The US markets took a breather on Thursday after the recent gains, despite strong economic data. The Institute for Supply Management-Chicago’s business barometer rose to 60.4 in September, beating analysts’ expectations. The number of applications filing for jobless benefits fell by 16,000 to 453,000 in the week ended 25th September while unemployment rose to 9.6%.  This apart, the economy grew at a 1.7% annual rate in the second quarter, revised figures from the Commerce Department showed. The increase in gross domestic product compares with a 1.6% estimate issued last month.

The Dow fell 47.23 points (0.44%) to 10,788. The S&P 500 fell 3.53 points (0.31%) to 1,141. The Nasdaq fell 7.94 points (0.33%) to 2,368.

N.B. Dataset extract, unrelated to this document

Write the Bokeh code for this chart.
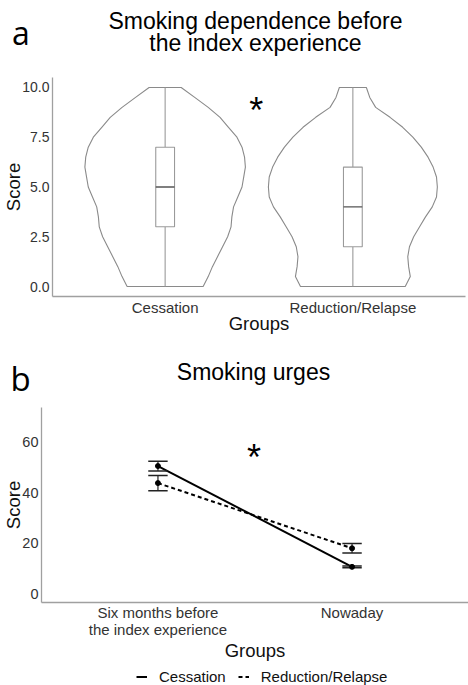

Markets in Asia were trading higher this morning as investors resorted to bargain-hunting, picking up stocks at lower values. In economic news, China's official manufacturing Purchasing Managers' Index for September improved to 53.8, compared with 51.7 in August while Japan’s August core consumer price index fell 1.0% on year, compared with a 1.1% drop in July, marking the eighteenth-straight month of decline. Upbeat data from the US also aided the gains.

The KLSE Composite gained 0.23%, Nikkei 225 surged 0.91%, Straits Times rose 0.25%, and the Seoul Composite was up 0.31%. On the other hand, Taiwan Weighted shed 0.11% in early trade. Markets are closed in Hong Kong and China for a public holiday.

Commerce and industry minister Anand Sharma on Thursday said the government has received "valuable" suggestions on opening multi-brand retail to foreign direct investment (FDI) and the decision on the issue will be guided by national interest.

The Department of Industrial Policy and Promotion (DIPP), under Mr Sharma's charge, has initiated a debate on the politically sensitive issue of allowing FDI in the multi-brand retail. It has received inputs from different stakeholders, besides the wings of the government, on the concept paper which was floated in July.